== INFORMATION PROVIDED ==
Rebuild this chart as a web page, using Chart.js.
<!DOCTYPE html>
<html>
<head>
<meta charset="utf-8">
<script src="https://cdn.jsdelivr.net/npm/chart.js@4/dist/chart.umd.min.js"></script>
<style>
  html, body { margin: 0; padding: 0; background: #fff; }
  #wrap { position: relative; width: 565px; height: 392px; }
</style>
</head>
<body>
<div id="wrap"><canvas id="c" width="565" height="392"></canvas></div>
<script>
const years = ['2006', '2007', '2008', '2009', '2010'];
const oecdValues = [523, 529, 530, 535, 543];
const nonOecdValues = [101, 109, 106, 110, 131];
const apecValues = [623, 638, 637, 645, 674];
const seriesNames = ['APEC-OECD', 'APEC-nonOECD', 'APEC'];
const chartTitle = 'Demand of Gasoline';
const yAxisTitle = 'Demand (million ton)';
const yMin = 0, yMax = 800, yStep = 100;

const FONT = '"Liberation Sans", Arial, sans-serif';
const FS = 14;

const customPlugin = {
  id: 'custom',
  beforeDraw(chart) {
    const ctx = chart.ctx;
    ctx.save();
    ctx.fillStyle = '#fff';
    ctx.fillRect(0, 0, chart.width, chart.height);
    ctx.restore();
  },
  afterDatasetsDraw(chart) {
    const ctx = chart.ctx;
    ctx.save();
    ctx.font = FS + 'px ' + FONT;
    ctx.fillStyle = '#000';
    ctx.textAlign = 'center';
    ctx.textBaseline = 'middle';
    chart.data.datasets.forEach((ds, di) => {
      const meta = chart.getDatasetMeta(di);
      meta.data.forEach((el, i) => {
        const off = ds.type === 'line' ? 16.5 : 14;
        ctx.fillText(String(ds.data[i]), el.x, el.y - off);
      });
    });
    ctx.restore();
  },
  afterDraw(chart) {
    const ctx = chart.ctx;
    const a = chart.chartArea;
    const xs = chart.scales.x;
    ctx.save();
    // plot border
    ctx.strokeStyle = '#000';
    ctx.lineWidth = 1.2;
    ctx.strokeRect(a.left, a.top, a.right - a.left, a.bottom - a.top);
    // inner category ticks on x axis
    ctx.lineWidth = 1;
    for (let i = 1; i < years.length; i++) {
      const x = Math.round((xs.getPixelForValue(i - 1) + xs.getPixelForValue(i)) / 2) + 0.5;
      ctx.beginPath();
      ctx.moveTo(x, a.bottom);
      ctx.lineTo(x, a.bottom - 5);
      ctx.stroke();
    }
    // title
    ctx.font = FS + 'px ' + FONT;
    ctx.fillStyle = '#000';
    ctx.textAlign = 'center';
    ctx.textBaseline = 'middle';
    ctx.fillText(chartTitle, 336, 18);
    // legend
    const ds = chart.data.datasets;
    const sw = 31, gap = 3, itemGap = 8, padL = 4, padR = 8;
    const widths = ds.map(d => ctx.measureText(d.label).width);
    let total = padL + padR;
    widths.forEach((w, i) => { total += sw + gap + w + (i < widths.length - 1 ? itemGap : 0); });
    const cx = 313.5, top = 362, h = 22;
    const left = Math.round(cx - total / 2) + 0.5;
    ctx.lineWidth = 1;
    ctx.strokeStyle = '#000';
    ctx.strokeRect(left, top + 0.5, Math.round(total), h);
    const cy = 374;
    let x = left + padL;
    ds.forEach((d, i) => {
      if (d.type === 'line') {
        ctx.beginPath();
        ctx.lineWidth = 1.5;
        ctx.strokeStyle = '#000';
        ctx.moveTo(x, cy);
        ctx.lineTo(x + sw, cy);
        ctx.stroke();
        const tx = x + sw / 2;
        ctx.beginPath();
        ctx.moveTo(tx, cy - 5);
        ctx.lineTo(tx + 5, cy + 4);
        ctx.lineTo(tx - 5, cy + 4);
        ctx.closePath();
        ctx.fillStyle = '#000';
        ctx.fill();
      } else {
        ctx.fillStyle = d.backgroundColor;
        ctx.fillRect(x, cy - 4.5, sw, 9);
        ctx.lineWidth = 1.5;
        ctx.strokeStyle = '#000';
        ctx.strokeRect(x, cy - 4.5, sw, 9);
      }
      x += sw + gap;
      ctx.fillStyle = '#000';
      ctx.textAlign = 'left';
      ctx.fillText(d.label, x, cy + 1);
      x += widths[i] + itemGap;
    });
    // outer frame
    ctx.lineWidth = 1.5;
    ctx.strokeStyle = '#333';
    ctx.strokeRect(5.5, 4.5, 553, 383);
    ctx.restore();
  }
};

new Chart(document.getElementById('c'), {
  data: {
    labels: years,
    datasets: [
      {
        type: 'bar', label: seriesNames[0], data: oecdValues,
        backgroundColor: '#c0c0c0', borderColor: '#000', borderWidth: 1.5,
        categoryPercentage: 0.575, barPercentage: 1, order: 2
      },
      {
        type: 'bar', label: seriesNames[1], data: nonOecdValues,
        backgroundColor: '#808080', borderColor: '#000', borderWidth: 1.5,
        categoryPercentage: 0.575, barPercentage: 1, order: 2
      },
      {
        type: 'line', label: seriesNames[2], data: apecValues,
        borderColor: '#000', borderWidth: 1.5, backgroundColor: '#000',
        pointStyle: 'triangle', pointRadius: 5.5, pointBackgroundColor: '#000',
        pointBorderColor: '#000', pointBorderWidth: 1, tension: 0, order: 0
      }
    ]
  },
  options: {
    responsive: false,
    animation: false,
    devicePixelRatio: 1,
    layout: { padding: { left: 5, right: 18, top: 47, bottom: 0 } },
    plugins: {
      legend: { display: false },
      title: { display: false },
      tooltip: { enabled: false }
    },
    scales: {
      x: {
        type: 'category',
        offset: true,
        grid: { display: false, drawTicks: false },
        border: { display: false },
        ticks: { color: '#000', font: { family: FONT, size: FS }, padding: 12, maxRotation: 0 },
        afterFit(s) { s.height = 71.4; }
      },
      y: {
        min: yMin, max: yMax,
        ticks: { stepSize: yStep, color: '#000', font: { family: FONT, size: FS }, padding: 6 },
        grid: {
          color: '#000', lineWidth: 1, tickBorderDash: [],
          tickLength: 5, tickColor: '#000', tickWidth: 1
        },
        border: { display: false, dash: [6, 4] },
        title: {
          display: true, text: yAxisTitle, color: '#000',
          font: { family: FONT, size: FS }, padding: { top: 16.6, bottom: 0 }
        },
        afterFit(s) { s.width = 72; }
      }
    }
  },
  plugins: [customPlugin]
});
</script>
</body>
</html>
...
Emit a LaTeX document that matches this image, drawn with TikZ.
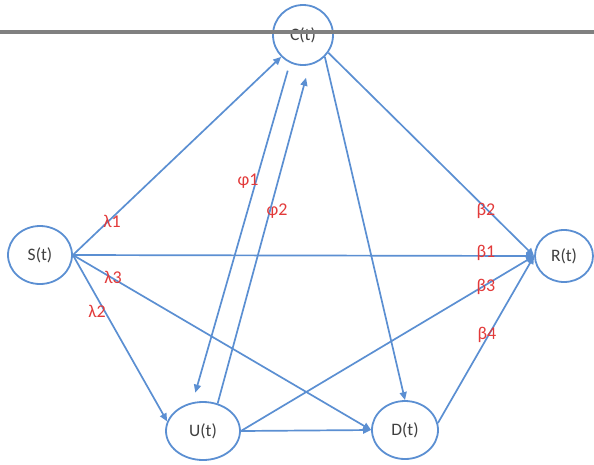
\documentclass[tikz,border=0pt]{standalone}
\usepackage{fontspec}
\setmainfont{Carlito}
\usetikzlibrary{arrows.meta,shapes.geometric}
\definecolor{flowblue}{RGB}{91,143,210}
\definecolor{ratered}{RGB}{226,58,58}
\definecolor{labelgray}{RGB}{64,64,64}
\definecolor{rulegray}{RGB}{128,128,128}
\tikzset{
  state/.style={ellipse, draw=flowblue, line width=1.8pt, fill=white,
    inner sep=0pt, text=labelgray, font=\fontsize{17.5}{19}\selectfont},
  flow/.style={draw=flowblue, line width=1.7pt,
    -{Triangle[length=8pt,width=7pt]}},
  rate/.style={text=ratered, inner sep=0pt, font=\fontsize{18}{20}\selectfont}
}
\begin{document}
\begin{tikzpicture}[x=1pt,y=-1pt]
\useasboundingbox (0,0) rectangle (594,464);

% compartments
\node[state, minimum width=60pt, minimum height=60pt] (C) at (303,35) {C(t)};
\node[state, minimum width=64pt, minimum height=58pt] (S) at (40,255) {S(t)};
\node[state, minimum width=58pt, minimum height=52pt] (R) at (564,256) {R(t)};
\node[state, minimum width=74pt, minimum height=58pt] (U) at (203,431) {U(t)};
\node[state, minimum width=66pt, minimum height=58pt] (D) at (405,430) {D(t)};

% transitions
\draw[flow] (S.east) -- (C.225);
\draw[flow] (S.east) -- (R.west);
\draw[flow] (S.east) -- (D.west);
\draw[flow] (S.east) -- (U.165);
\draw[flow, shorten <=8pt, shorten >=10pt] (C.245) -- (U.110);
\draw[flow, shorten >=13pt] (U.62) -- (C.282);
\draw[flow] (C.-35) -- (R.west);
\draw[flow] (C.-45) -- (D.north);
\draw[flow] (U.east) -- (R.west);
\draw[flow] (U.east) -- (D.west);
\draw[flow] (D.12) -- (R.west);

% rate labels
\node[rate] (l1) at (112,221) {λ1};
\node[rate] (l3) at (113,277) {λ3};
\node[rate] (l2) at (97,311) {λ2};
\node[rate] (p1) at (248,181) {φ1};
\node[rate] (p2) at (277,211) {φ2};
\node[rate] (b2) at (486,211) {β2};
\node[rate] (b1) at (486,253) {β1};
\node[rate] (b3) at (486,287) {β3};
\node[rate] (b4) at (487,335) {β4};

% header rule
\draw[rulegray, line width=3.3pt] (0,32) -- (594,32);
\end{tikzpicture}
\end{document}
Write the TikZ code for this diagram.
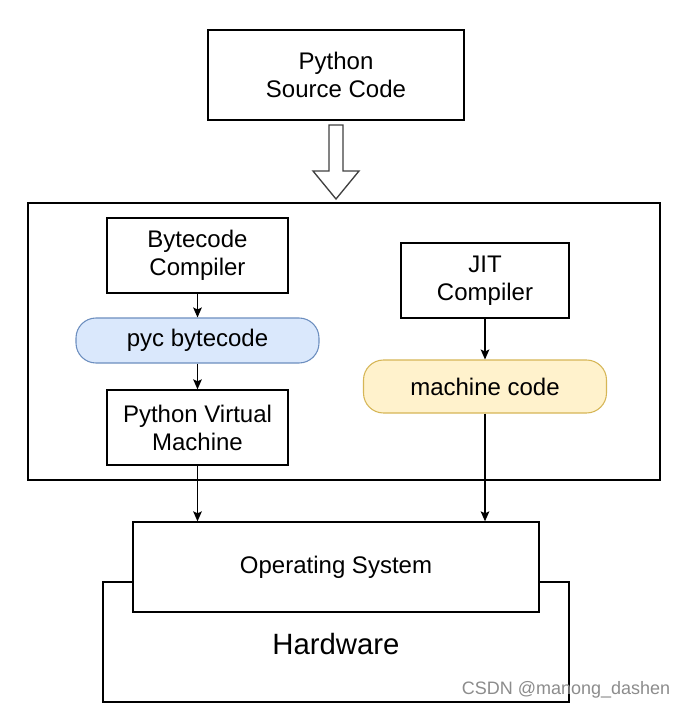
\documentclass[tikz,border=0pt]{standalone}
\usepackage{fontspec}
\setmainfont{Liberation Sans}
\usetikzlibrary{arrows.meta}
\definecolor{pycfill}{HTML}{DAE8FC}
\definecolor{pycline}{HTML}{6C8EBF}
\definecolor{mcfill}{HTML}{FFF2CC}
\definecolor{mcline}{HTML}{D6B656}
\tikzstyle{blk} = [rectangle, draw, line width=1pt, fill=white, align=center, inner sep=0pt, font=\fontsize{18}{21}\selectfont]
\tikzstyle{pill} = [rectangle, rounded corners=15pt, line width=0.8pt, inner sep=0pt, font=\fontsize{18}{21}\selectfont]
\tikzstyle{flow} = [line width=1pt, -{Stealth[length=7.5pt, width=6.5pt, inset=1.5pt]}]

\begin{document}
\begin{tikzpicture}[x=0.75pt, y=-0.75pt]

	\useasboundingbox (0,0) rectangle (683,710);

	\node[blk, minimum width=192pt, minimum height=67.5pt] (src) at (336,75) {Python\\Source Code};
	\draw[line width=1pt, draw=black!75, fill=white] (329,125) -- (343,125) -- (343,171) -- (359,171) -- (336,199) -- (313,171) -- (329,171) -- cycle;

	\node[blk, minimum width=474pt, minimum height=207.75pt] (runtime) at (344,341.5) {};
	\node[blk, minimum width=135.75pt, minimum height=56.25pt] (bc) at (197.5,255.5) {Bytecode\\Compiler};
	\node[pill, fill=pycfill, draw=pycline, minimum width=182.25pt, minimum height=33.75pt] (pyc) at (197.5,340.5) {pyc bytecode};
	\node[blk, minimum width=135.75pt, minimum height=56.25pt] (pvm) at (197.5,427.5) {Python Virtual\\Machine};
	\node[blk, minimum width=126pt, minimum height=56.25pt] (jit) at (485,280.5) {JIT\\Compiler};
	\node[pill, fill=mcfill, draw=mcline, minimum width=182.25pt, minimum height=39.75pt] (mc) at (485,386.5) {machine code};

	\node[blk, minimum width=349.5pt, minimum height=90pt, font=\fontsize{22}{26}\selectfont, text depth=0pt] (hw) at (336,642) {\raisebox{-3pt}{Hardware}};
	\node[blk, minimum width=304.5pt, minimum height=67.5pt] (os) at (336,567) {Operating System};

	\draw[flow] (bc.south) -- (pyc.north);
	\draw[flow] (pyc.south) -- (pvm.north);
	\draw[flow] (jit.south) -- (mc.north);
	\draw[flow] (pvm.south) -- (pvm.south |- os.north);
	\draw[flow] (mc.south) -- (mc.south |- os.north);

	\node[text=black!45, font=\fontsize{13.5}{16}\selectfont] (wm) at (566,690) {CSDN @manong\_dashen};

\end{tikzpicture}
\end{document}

== AIM OF THE EXERCISE ==
From the material above, count the lines that include "this" and give only the total.

== TASK RESULT ==
3